Aggregation memory usage


#1

I am having trouble understanding aggregation performance, it is not clear to me why there is a need for so much memory. Below is the example.

  1. Build an array with three attributes per cell

m = scidb("build(<vid:int32>[i=0:100000,1000,0], random()%10000)") m = bind(m, "x", "bool(random()%2)") m = bind(m, "y", "bool(random()%2)") m = scidbeval(m)

  1. Aggregation fails due to memory shortage
  1. Aggregation succeeds

The x and y attributes are booleans, they would increase table size 4-fold. However, there is a huge difference in the execution.

Thanks,
Ohad.


#2

Although I can’t reproduce the problem on a machine with modest memory (16GB), I can say that the query generated by that aggregation is fairly complex. You can see it yourself by setting:

options(scidb.debug=TRUE)

and then re-running the aggregation. The upshot is that each non-int64 attribute is placed in an auxiliary dimension array using index_lookup, and then those are cross-joined into the main array, redimensioned, and then aggregated.

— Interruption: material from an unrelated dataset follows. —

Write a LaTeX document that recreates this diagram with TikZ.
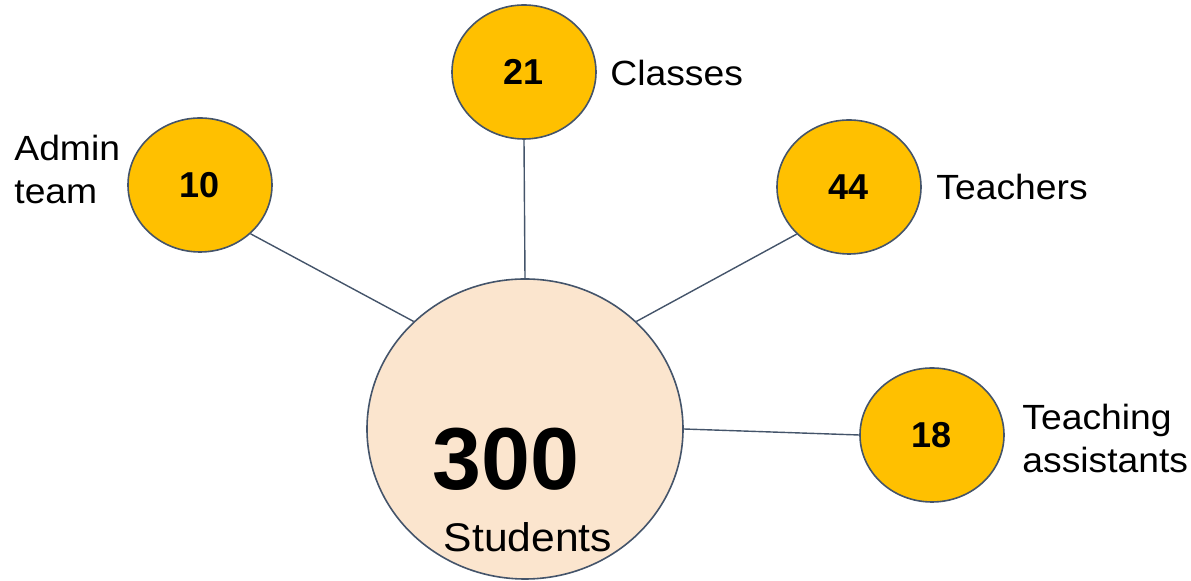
\documentclass[tikz,border=0pt]{standalone}
\usepackage{fontspec}
\setmainfont{Liberation Sans}
\usetikzlibrary{shapes.geometric}
\definecolor{linegray}{HTML}{44546A}
\definecolor{gold}{HTML}{FFC000}
\definecolor{peach}{HTML}{FBE5CE}
\newcommand{\wide}[1]{\scalebox{1.065}[1]{#1}}
\tikzset{
  countnode/.style={ellipse, draw=linegray, line width=0.8pt, fill=gold,
    minimum width=72pt, minimum height=67pt, inner sep=0pt,
    font=\fontsize{18}{20}\selectfont\bfseries},
  bignode/.style={ellipse, draw=linegray, line width=0.8pt, fill=peach,
    minimum width=158pt, minimum height=150pt, inner sep=0pt},
  tag/.style={anchor=west, align=left, inner sep=0pt,
    font=\fontsize{17.5}{21.5}\selectfont},
  link/.style={draw=linegray, line width=0.7pt}
}
\begin{document}
\begin{tikzpicture}[x=0.5pt, y=-0.5pt]
      \useasboundingbox (0,0) rectangle (1191,581);
      \draw
        (525,429) node[bignode] (students){}
        (200,185) node[countnode] (admin){10}
        (524,72) node[countnode] (classes){21}
        (849,187) node[countnode] (teachers){44}
        (932,435) node[countnode] (assist){18};
      \node[font=\fontsize{44}{44}\selectfont\bfseries] (big) at (506,459) {300};
      \node[font=\fontsize{20}{22}\selectfont] (studtext) at (528,537) {\wide{Students}};
      \node[tag] (admintag) at (14,169) {\wide{Admin}\\\wide{team}};
      \node[tag] (classtag) at (610,73) {\wide{Classes}};
      \node[tag] (teachtag) at (936,187) {\wide{Teachers}};
      \node[tag] (assisttag) at (1022,438) {\wide{Teaching}\\\wide{assistants}};
      \begin{scope}[link]
        \draw (admin.-44) to (students.136);
        \draw (classes.south) to (students.north);
        \draw (teachers.222) to (students.44);
        \draw (students.east) to (assist.west);
      \end{scope}
    \end{tikzpicture}
\end{document}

In this example it would be much more efficient to just use int64 attributes all around and then just redimension.

Something like:

m = scidb(“build(vid:int64[i=0:100000,1000,0], random()%10000)”)
m = bind(m, “x”, “int64(random()%2)”)
m = bind(m, “y”, “int64(random()%2)”)
m = scidbeval(m)
redimension(bind(m,“one”,1),dim=c(“vid”,“x”,“y”),FUN=“sum(one) as sum”)

(Note: this uses syntax available in the latest package on github, not yet released on CRAN. In general, I am going to start recommending R users try the redimension function instead of aggregate even though the latter is familiar. The implementation of the redimension function in the latest package is better than aggregate.)


#3

R package version difference?


#4

Also, Ohad, are you guys using SciDB 14.8 or 14.12?


#5

We are using the latest, which is currently SciDB 14.12.

   Ohad.

#6

I updated to the latest scidbR package from github. I now get this:

> m = scidb("build(<vid:int64>[i=0:100000,1000,0], random()%10000)")
> m = bind(m, "x", "int64(random()%2)")
> m = bind(m, "y", "int64(random()%2)")
> m = scidbeval(m)
> redimension(bind(m,"one",1),dim=c("vid","x","y"),FUN="sum(one) as sum")
Error in scidbquery(query, afl, async = FALSE, save = "lcsv+", release = 0,  : 
  UserQueryException in file: src/query/parser/Driver.cpp function: fail line: 146
Error id: scidb::SCIDB_SE_PARSER::SCIDB_LE_QUERY_PARSING_ERROR
Error description: Error during query parsing. Query parser failed with error 'syntax error'.
filter(redimension(apply(R_array157f033d44f8b1102424095338, one,1),<one:int64>[vid=0:9999,100,0,x=0:1,100,0,y=0:1,100,0],sum(one) as sum(one) as one),true)
                                                                                                                                        ^

Here is the R version information:

[quote]platform x86_64-pc-linux-gnu
arch x86_64
os linux-gnu
system x86_64, linux-gnu
status
major 3
minor 0.2
year 2013
month 09
day 25
svn rev 63987
language R
version.string R version 3.0.2 (2013-09-25)
nickname Frisbee Sailing [/quote]

Correction, after reinstalling (again) from github, I get the correct result.